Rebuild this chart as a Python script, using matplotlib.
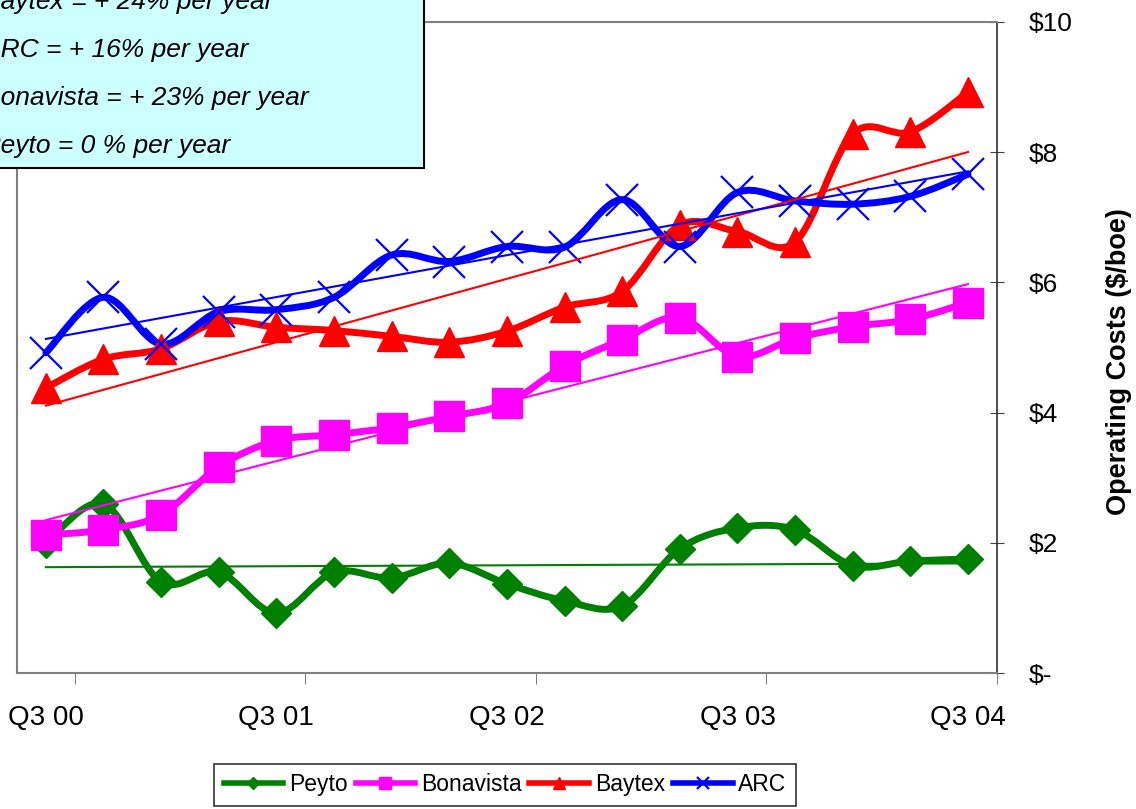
import numpy as np
import matplotlib
matplotlib.use("Agg")
import matplotlib.pyplot as plt
from matplotlib.path import Path
from matplotlib.patches import PathPatch, Rectangle
from matplotlib.lines import Line2D

plt.rcParams['font.family'] = ['Liberation Sans', 'DejaVu Sans']

# quarterly operating costs, Q3 2000 .. Q3 2004 ($/boe)
quarters = np.arange(17)
x_labels = ['Q3 00', 'Q3 01', 'Q3 02', 'Q3 03', 'Q3 04']
peyto = [2.00, 2.60, 1.40, 1.55, 0.92, 1.55, 1.46, 1.69, 1.37, 1.11, 1.03, 1.91, 2.23, 2.20, 1.65, 1.72, 1.75]
bonavista = [2.12, 2.20, 2.43, 3.17, 3.57, 3.66, 3.77, 3.94, 4.14, 4.72, 5.12, 5.46, 4.86, 5.14, 5.32, 5.43, 5.69]
baytex = [4.38, 4.82, 4.98, 5.40, 5.31, 5.26, 5.17, 5.08, 5.25, 5.62, 5.86, 6.88, 6.78, 6.62, 8.28, 8.31, 8.92]
arc = [4.92, 5.77, 5.05, 5.55, 5.58, 5.77, 6.42, 6.32, 6.55, 6.54, 7.27, 6.55, 7.38, 7.25, 7.20, 7.32, 7.66]
growth_notes = ['Baytex = + 24% per year', 'ARC = + 16% per year',
                'Bonavista = + 23% per year', 'Peyto = 0 % per year']
y_ticks = [0, 2, 4, 6, 8, 10]
y_ticklabels = ['$-', '$2', '$4', '$6', '$8', '$10']


def smooth_path(x, y):
    # Excel-style smoothed line: cubic bezier through every point
    pts = np.column_stack([x, y]).astype(float)
    n = len(pts)
    verts = [pts[0]]
    codes = [Path.MOVETO]
    for i in range(n - 1):
        p0 = pts[max(i - 1, 0)]
        p1 = pts[i]
        p2 = pts[i + 1]
        p3 = pts[min(i + 2, n - 1)]
        verts += [p1 + (p2 - p0) / 6, p2 - (p3 - p1) / 6, p2]
        codes += [Path.CURVE4] * 3
    return Path(verts, codes)


fig = plt.figure(figsize=(11.36, 8.09), dpi=100)
ax = fig.add_axes([0.015, 0.168, 0.8625, 0.805])

series = [
    ('Peyto', peyto, '#008000', 'D', 15, 1),
    ('Bonavista', bonavista, '#FF00FF', 's', 21, 1),
    ('Baytex', baytex, '#FF0000', '^', 22, 1),
    ('ARC', arc, '#0000FF', 'x', 23, 1.6),
]

handles = []
for name, vals, col, mk, ms, mew in series:
    patch = PathPatch(smooth_path(quarters, vals), fill=False, edgecolor=col,
                      lw=5, capstyle='round', joinstyle='round')
    ax.add_patch(patch)
    ax.plot(quarters, vals, ls='none', marker=mk, ms=ms, color=col, mew=mew)
    handles.append(Line2D([], [], color=col, lw=4, marker=mk,
                          ms=8 if mk != 'D' else 6, mew=mew))

# linear trend lines
for name, vals, col, mk, ms, mew in series:
    k, b = np.polyfit(quarters, vals, 1)
    ax.plot(quarters, k * quarters + b, color=col, lw=1.5)

ax.set_xlim(-0.5, 16.5)
ax.set_ylim(0, 10)

ax.set_xticks(quarters[::4])
ax.set_xticklabels(x_labels, fontsize=20)
ax.set_xticks(np.arange(0.5, 17, 4), minor=True)
ax.tick_params(axis='x', which='major', length=0, pad=23)
ax.tick_params(axis='x', which='minor', length=8, direction='out', color='#606060')

ax.yaxis.tick_right()
ax.set_yticks(y_ticks)
ax.set_yticklabels(y_ticklabels, fontsize=19)
ax.tick_params(axis='y', length=10, direction='inout', pad=18, color='#404040')
fig.text(1119 / 1136, 1 - 362 / 809, 'Operating Costs ($/boe)', fontsize=19.5,
         fontweight='bold', rotation=90, ha='center', va='center')

for s in ['left', 'top', 'bottom']:
    ax.spines[s].set_color('#808080')
    ax.spines[s].set_linewidth(1.5)
ax.spines['right'].set_color('#303030')
ax.spines['right'].set_linewidth(1.2)

# growth rate box, partly off the top-left corner
fig.patches.append(Rectangle((-0.02, 0.7925), 0.3932, 0.25, transform=fig.transFigure,
                             facecolor='#CCFFFF', edgecolor='black', lw=1.5, zorder=5))
for i, line in enumerate(growth_notes):
    fig.text(-0.015, 1 - (9 + 48 * i) / 809, line, fontsize=19, style='italic',
             va='baseline', ha='left', zorder=6)

leg = fig.legend(handles, [s[0] for s in series], loc='center',
                 bbox_to_anchor=(0.4445, 0.0297), ncol=4, fontsize=16.5,
                 frameon=True, fancybox=False, edgecolor='black',
                 handlelength=2.6, handletextpad=0.25, columnspacing=0.35,
                 borderpad=0.4)
leg.get_frame().set_linewidth(1.2)

fig.savefig('out.png', dpi=100)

━━━

Copy each line that contains the word "matplotlib".

Rebuild this chart as a Python script, using matplotlib.
import matplotlib
matplotlib.use("Agg")
import matplotlib.pyplot as plt
from matplotlib.path import Path
from matplotlib.patches import PathPatch, Rectangle
from matplotlib.lines import Line2D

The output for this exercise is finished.